__STATED GOAL__
Leave out the pictures, then reproduce the rest of the material exactly.

__GIVEN MATERIAL__
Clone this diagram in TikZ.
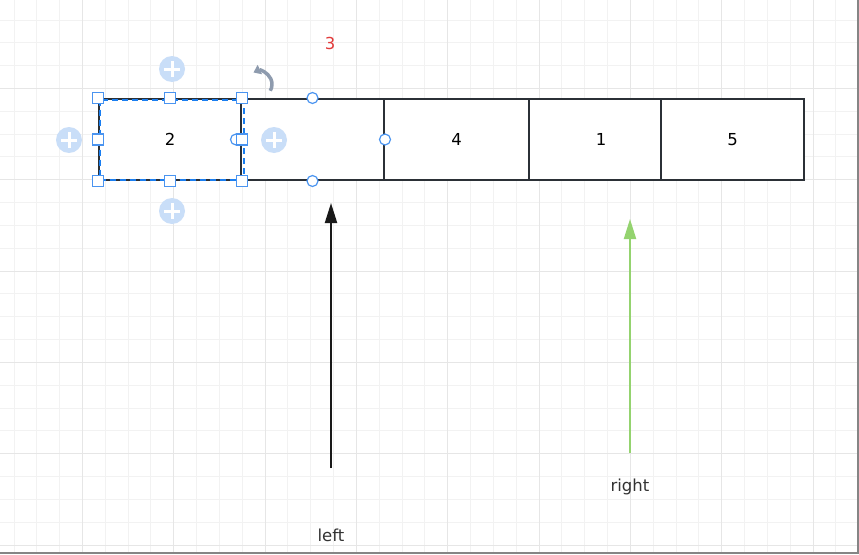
\documentclass[tikz,border=0pt]{standalone}
\usepackage{fontspec}
\setmainfont{DejaVu Sans}
\usetikzlibrary{arrows.meta}
\definecolor{gridminor}{HTML}{F2F2F2}
\definecolor{gridmajor}{HTML}{E6E6E6}
\definecolor{boxline}{HTML}{2B3036}
\definecolor{selblue}{HTML}{1A7EF0}
\definecolor{handleblue}{HTML}{4A94F0}
\definecolor{plusblue}{HTML}{C9DEF8}
\definecolor{rotgray}{HTML}{8E9BAE}
\definecolor{labred}{HTML}{E23B3B}
\definecolor{arrgreen}{HTML}{94D36F}
\definecolor{txt}{HTML}{333333}
\definecolor{edgegray}{HTML}{858585}
\tikzset{
  cell/.style={draw=boxline, line width=2pt, fill=white, minimum height=81pt, inner sep=0pt, text=black,
    font=\fontsize{16.5pt}{20pt}\selectfont},
  sqhandle/.style={draw=handleblue, line width=1.2pt, fill=white, minimum width=11pt, minimum height=11pt, inner sep=0pt},
  cirhandle/.style={draw=handleblue, line width=1.2pt, fill=white, circle, minimum size=11pt, inner sep=0pt},
  plusbtn/.style={fill=plusblue, circle, minimum size=26pt, inner sep=0pt},
  lbl/.style={text=txt, font=\fontsize{16.5pt}{20pt}\selectfont, inner sep=0pt},
  ptr/.style={line width=2pt, -{Triangle[length=20pt,width=12pt]}},
}
\begin{document}
\begin{tikzpicture}[x=1pt,y=-1pt]
\useasboundingbox (0,0) rectangle (859,554);
\fill[white] (0,0) rectangle (859,554);
% grid
\foreach \i in {-3,...,34} {
  \pgfmathsetmacro{\xx}{round(82+22.83*\i)+0.5}
  \draw[gridminor, line width=1pt] (\xx,0) -- (\xx,554);
}
\foreach \i in {-3,...,21} {
  \pgfmathsetmacro{\yy}{round(88+22.83*\i)+0.5}
  \draw[gridminor, line width=1pt] (0,\yy) -- (859,\yy);
}
\foreach \i in {0,...,8} {
  \pgfmathsetmacro{\xx}{round(82+91.33*\i)+0.5}
  \draw[gridmajor, line width=1.2pt] (\xx,0) -- (\xx,554);
}
\foreach \i in {0,...,5} {
  \pgfmathsetmacro{\yy}{round(88+91.33*\i)+0.5}
  \draw[gridmajor, line width=1.2pt] (0,\yy) -- (859,\yy);
}
% window edges
\draw[edgegray, line width=2.5pt] (0,553) -- (859,553);
\draw[edgegray, line width=2pt] (858,0) -- (858,554);

% cells
\node[cell, minimum width=142pt] (b2) at (170,139.5) {2};
\node[cell, minimum width=143pt] (b3) at (312.5,139.5) {};
\node[cell, minimum width=145pt] (b4) at (456.5,139.5) {4};
\node[cell, minimum width=144pt] (b1) at (601,139.5) {1};
\node[cell, minimum width=143pt] (b5) at (732.5,139.5) {5};
\node[text=labred, font=\fontsize{16.5pt}{20pt}\selectfont, inner sep=0pt] (l3) at (330,43) {3};

% selection outline of box 2
\draw[selblue, line width=2pt, dash pattern=on 6pt off 4pt] ([xshift=1.5pt,yshift=-1.5pt]b2.north west) rectangle ([xshift=1.5pt,yshift=1.5pt]b2.south east);

% connection circles of box 3
\node[cirhandle] (c1) at (b3.north) {};
\node[cirhandle] (c2) at (b3.south) {};
\node[cirhandle] (c3) at (b3.east) {};
\node[cirhandle] (c4) at ([xshift=-4pt]b3.west) {};

% size handles of box 2
\node[sqhandle] (h1) at (b2.north west) {};
\node[sqhandle] (h2) at (b2.north) {};
\node[sqhandle] (h3) at (b2.north east) {};
\node[sqhandle] (h4) at (b2.west) {};
\node[sqhandle] (h5) at (b2.east) {};
\node[sqhandle] (h6) at (b2.south west) {};
\node[sqhandle] (h7) at (b2.south) {};
\node[sqhandle] (h8) at (b2.south east) {};

% plus buttons
\foreach \n/\p in {pn/{(172,69)}, pw/{(69,140)}, pe/{(274,140)}, ps/{(172,211)}} {
  \node[plusbtn] (\n) at \p {};
  \draw[white, line width=3pt] ([xshift=-8pt]\n.center) -- ([xshift=8pt]\n.center);
  \draw[white, line width=3pt] ([yshift=-8pt]\n.center) -- ([yshift=8pt]\n.center);
}

% rotate icon
\coordinate (r1) at (253.5,72.5);
\draw[rotgray, line width=3.5pt, {Triangle[length=7pt,width=10pt]}-] (r1) arc[start angle=115, end angle=-30, radius=13pt];

% pointers
\node[lbl] (left) at (331,535) {left};
\node[lbl] (right) at (630,487) {right};
\coordinate (la) at (331,468);
\coordinate (lt) at (331,203);
\coordinate (ra) at (630,453);
\coordinate (rt) at (630,219);
\draw[ptr, draw=black!90, fill=black!90] (la) -- (lt);
\draw[ptr, draw=arrgreen, fill=arrgreen] (ra) -- (rt);
\end{tikzpicture}
\end{document}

__FINISHED TASK__
Clone this diagram in TikZ.
\documentclass[tikz,border=0pt]{standalone}
\usepackage{fontspec}
\setmainfont{DejaVu Sans}
\usetikzlibrary{arrows.meta}
\definecolor{gridminor}{HTML}{F2F2F2}
\definecolor{gridmajor}{HTML}{E6E6E6}
\definecolor{boxline}{HTML}{2B3036}
\definecolor{selblue}{HTML}{1A7EF0}
\definecolor{handleblue}{HTML}{4A94F0}
\definecolor{plusblue}{HTML}{C9DEF8}
\definecolor{rotgray}{HTML}{8E9BAE}
\definecolor{labred}{HTML}{E23B3B}
\definecolor{arrgreen}{HTML}{94D36F}
\definecolor{txt}{HTML}{333333}
\definecolor{edgegray}{HTML}{858585}
\tikzset{
  cell/.style={draw=boxline, line width=2pt, fill=white, minimum height=81pt, inner sep=0pt, text=black,
    font=\fontsize{16.5pt}{20pt}\selectfont},
  sqhandle/.style={draw=handleblue, line width=1.2pt, fill=white, minimum width=11pt, minimum height=11pt, inner sep=0pt},
  cirhandle/.style={draw=handleblue, line width=1.2pt, fill=white, circle, minimum size=11pt, inner sep=0pt},
  plusbtn/.style={fill=plusblue, circle, minimum size=26pt, inner sep=0pt},
  lbl/.style={text=txt, font=\fontsize{16.5pt}{20pt}\selectfont, inner sep=0pt},
  ptr/.style={line width=2pt, -{Triangle[length=20pt,width=12pt]}},
}
\begin{document}
\begin{tikzpicture}[x=1pt,y=-1pt]
\useasboundingbox (0,0) rectangle (859,554);
\fill[white] (0,0) rectangle (859,554);
% grid
\foreach \i in {-3,...,34} {
  \pgfmathsetmacro{\xx}{round(82+22.83*\i)+0.5}
  \draw[gridminor, line width=1pt] (\xx,0) -- (\xx,554);
}
\foreach \i in {-3,...,21} {
  \pgfmathsetmacro{\yy}{round(88+22.83*\i)+0.5}
  \draw[gridminor, line width=1pt] (0,\yy) -- (859,\yy);
}
\foreach \i in {0,...,8} {
  \pgfmathsetmacro{\xx}{round(82+91.33*\i)+0.5}
  \draw[gridmajor, line width=1.2pt] (\xx,0) -- (\xx,554);
}
\foreach \i in {0,...,5} {
  \pgfmathsetmacro{\yy}{round(88+91.33*\i)+0.5}
  \draw[gridmajor, line width=1.2pt] (0,\yy) -- (859,\yy);
}
% window edges
\draw[edgegray, line width=2.5pt] (0,553) -- (859,553);
\draw[edgegray, line width=2pt] (858,0) -- (858,554);

% cells
\node[cell, minimum width=142pt] (b2) at (170,139.5) {2};
\node[cell, minimum width=143pt] (b3) at (312.5,139.5) {};
\node[cell, minimum width=145pt] (b4) at (456.5,139.5) {4};
\node[cell, minimum width=144pt] (b1) at (601,139.5) {1};
\node[cell, minimum width=143pt] (b5) at (732.5,139.5) {5};
\node[text=labred, font=\fontsize{16.5pt}{20pt}\selectfont, inner sep=0pt] (l3) at (330,43) {3};

% selection outline of box 2
\draw[selblue, line width=2pt, dash pattern=on 6pt off 4pt] ([xshift=1.5pt,yshift=-1.5pt]b2.north west) rectangle ([xshift=1.5pt,yshift=1.5pt]b2.south east);

% connection circles of box 3
\node[cirhandle] (c1) at (b3.north) {};
\node[cirhandle] (c2) at (b3.south) {};
\node[cirhandle] (c3) at (b3.east) {};
\node[cirhandle] (c4) at ([xshift=-4pt]b3.west) {};

% size handles of box 2
\node[sqhandle] (h1) at (b2.north west) {};
\node[sqhandle] (h2) at (b2.north) {};
\node[sqhandle] (h3) at (b2.north east) {};
\node[sqhandle] (h4) at (b2.west) {};
\node[sqhandle] (h5) at (b2.east) {};
\node[sqhandle] (h6) at (b2.south west) {};
\node[sqhandle] (h7) at (b2.south) {};
\node[sqhandle] (h8) at (b2.south east) {};

% plus buttons
\foreach \n/\p in {pn/{(172,69)}, pw/{(69,140)}, pe/{(274,140)}, ps/{(172,211)}} {
  \node[plusbtn] (\n) at \p {};
  \draw[white, line width=3pt] ([xshift=-8pt]\n.center) -- ([xshift=8pt]\n.center);
  \draw[white, line width=3pt] ([yshift=-8pt]\n.center) -- ([yshift=8pt]\n.center);
}

% rotate icon
\coordinate (r1) at (253.5,72.5);
\draw[rotgray, line width=3.5pt, {Triangle[length=7pt,width=10pt]}-] (r1) arc[start angle=115, end angle=-30, radius=13pt];

% pointers
\node[lbl] (left) at (331,535) {left};
\node[lbl] (right) at (630,487) {right};
\coordinate (la) at (331,468);
\coordinate (lt) at (331,203);
\coordinate (ra) at (630,453);
\coordinate (rt) at (630,219);
\draw[ptr, draw=black!90, fill=black!90] (la) -- (lt);
\draw[ptr, draw=arrgreen, fill=arrgreen] (ra) -- (rt);
\end{tikzpicture}
\end{document}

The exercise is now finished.